В классификации О.В. Соколова, который как раз и берет за ее основу связь музыки с внемузыкальными компонента­ми или ее отсутствие, эти жанры попадают в раздел автоном­ной музыки.

Действительно, музыка в них, по сравнению с маршем, полькой, за­стольной песней и другими обиходными жанрами, оказывается свободной от связей и со словом, и со средствами других искусств, и с бытовым кон­текстом. И тут можно было бы провести границу, разделяющую два прин­ципиально раз­ных типа. Но такой ход рассуждений наталкивается с точки зрения здравого смысла на некоторые препятствия.

Во-первых, далеко не всегда бывает легко отделить про­граммную сим­фонию от непрограммной.

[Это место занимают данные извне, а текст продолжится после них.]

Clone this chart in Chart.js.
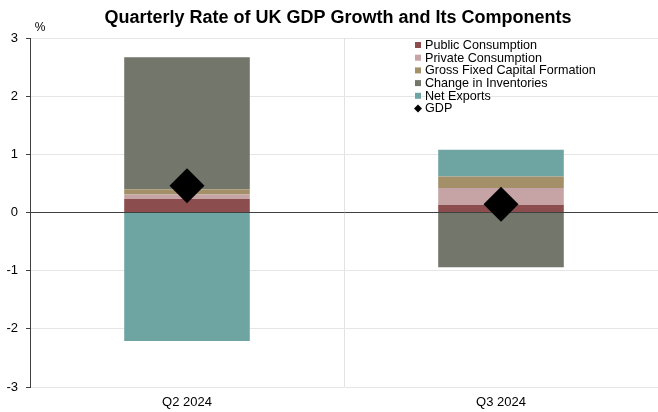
<!DOCTYPE html>
<html>
<head>
<meta charset="utf-8">
<title>UK GDP growth components</title>
<script src="https://cdn.jsdelivr.net/npm/chart.js@4/dist/chart.umd.min.js"></script>
<style>
  html, body { margin: 0; padding: 0; background: #fff; }
  #wrap { width: 658px; height: 412px; }
</style>
</head>
<body>
<div id="wrap"><canvas id="gdpChart" width="658" height="412"></canvas></div>
<script>
// Contributions to quarterly GDP growth, percentage points
const quarters = ["Q2 2024", "Q3 2024"];
const publicConsumption = [0.23, 0.13];
const privateConsumption = [0.08, 0.29];
const grossFixedCapital = [0.09, 0.20];
const changeInInventories = [2.27, -0.94];
const netExports = [-2.21, 0.46];
const gdpGrowth = [0.46, 0.14];
const yTicks = [-3, -2, -1, 0, 1, 2, 3];

const TITLE = "Quarterly Rate of UK GDP Growth and Its Components";
const FONT = "'Liberation Sans', Arial, sans-serif";

const components = [
  { label: "Public Consumption", data: publicConsumption, color: "#8b4d4e" },
  { label: "Private Consumption", data: privateConsumption, color: "#c6a4a6" },
  { label: "Gross Fixed Capital Formation", data: grossFixedCapital, color: "#a39069" },
  { label: "Change in Inventories", data: changeInInventories, color: "#72766b" },
  { label: "Net Exports", data: netExports, color: "#6ea5a3" },
];

const datasets = components.map(c => ({
  type: "bar",
  label: c.label,
  data: c.data,
  backgroundColor: c.color,
  borderWidth: 0,
  stack: "components",
  order: 2,
  barPercentage: 1,
  categoryPercentage: 0.4,
}));

datasets.push({
  type: "line",
  label: "GDP",
  data: gdpGrowth,
  stack: "gdp",
  order: 0,
  showLine: false,
  pointStyle: "rectRot",
  pointRadius: 17.5,
  pointHoverRadius: 17.5,
  pointBackgroundColor: "#000",
  pointBorderColor: "#000",
  pointBorderWidth: 0,
});

// title, unit label and a legend placed inside the plot, top right
const annotations = {
  id: "annotations",
  afterDatasetsDraw(chart) {
    const ctx = chart.ctx;
    ctx.save();
    ctx.fillStyle = "#000";
    ctx.textBaseline = "middle";
    ctx.textAlign = "center";
    ctx.font = "bold 18px " + FONT;
    ctx.fillText(TITLE, 338, 18.5);

    ctx.font = "12px " + FONT;
    ctx.fillText("%", 40, 28);

    const x0 = 415, y0 = 45, step = 12.7;
    ctx.textAlign = "left";
    ctx.font = "12.6px " + FONT;
    chart.data.datasets.forEach((ds, i) => {
      const y = y0 + i * step;
      if (ds.type === "line") {
        ctx.beginPath();
        ctx.moveTo(x0 + 3, y - 4);
        ctx.lineTo(x0 + 7, y);
        ctx.lineTo(x0 + 3, y + 4);
        ctx.lineTo(x0 - 1, y);
        ctx.closePath();
        ctx.fillStyle = "#000";
        ctx.fill();
      } else {
        ctx.fillStyle = ds.backgroundColor;
        ctx.fillRect(x0, y - 3, 6, 6);
      }
      ctx.fillStyle = "#000";
      ctx.fillText(ds.label, x0 + 10, y + 0.5);
    });
    ctx.restore();
  },
};

new Chart(document.getElementById("gdpChart"), {
  data: { labels: quarters, datasets },
  options: {
    responsive: false,
    animation: false,
    layout: { autoPadding: false, padding: { top: 38, left: 0, right: 0, bottom: 0 } },
    plugins: {
      legend: { display: false },
      tooltip: { enabled: false },
      title: { display: false },
    },
    scales: {
      x: {
        stacked: true,
        grid: {
          offset: true,
          color: ctx => (ctx.index === 1 ? "#e3e3e3" : "rgba(0,0,0,0)"),
          drawTicks: false,
        },
        border: { display: false },
        ticks: { color: "#000", font: { family: FONT, size: 13 }, padding: 8 },
        afterFit: s => { s.height = 25; },
      },
      y: {
        stacked: true,
        min: -3,
        max: 3,
        afterBuildTicks: s => { s.ticks = yTicks.map(v => ({ value: v })); },
        grid: {
          color: ctx => (ctx.tick && ctx.tick.value === 0 ? "#404040" : "#e6e6e6"),
          tickColor: "#404040",
          tickLength: 4,
        },
        border: { display: true, color: "#404040", width: 1 },
        ticks: { color: "#000", font: { family: FONT, size: 13 }, padding: 8 },
        afterFit: s => { s.width = 30; },
      },
    },
  },
  plugins: [annotations],
});
</script>
</body>
</html>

И даже если это оказывается возможным, странно выглядит отнесение, на­пример, Первой, Второй и Четвертой сим­фоний Бетховена к одному типу (а не разновидности), а Третьей и Пятой к дру­гому – принципиально отличному от первого! Ведь все-та­ки все девять симфоний венского классика образуют еди­ную жанровую совокупность.

Во-вторых, неясно, как быть с включением в те же непрог­раммные симфонии музыкальных тем и даже целых частей, явно напоминающих те или иные бытовые жанры (менуэт, вальс, траурный марш и т.п.) и вызы­вающих внемузыкальные ассоциации, восходящие к первичным жанровым ситуа­циям и жизненным контекстам.

Да, музыка в симфонии предстает как бы в чистом виде, не соединяется с реальным танцем и сценическими действи­ями, с пением (хотя далеко не всегда). Но ведь даже в самой «чистой» симфонии слушатель внимает не только ее звуча­нию, но и жестам дирижера, и двигательной динамике игро­вого процесса, осуществляемого на сцене оркестровым кол­лективом. Как красочно описал эту картину австрийский писатель А. Польгар в но­велле «Взгляд на оркестр сверху»1! А уж если говорить об активности слушательской фантазии,

1 См.: Австрийская новелла XX века. М., 1981.

123

о самых разнообразных предметных, смысловых, эмоцио­нальных ассоциа­циях, да и о собственно музыкальных ана­логиях («эта тема похожа на ко­лыбельную, а та, другая, на торжественный гимн» и т.п.) и сравнениях, за которыми сто­ят образы обиходных жанров, в том числе прикладных, бы­товых, – если учесть и всю эту добавку, пусть она будет даже очень инди­видуальной у каждого слушателя и совпадения будут обнаруживаться лишь в каких-то наиболее общих мо­ментах, то как можно отделить чистое от не чистого!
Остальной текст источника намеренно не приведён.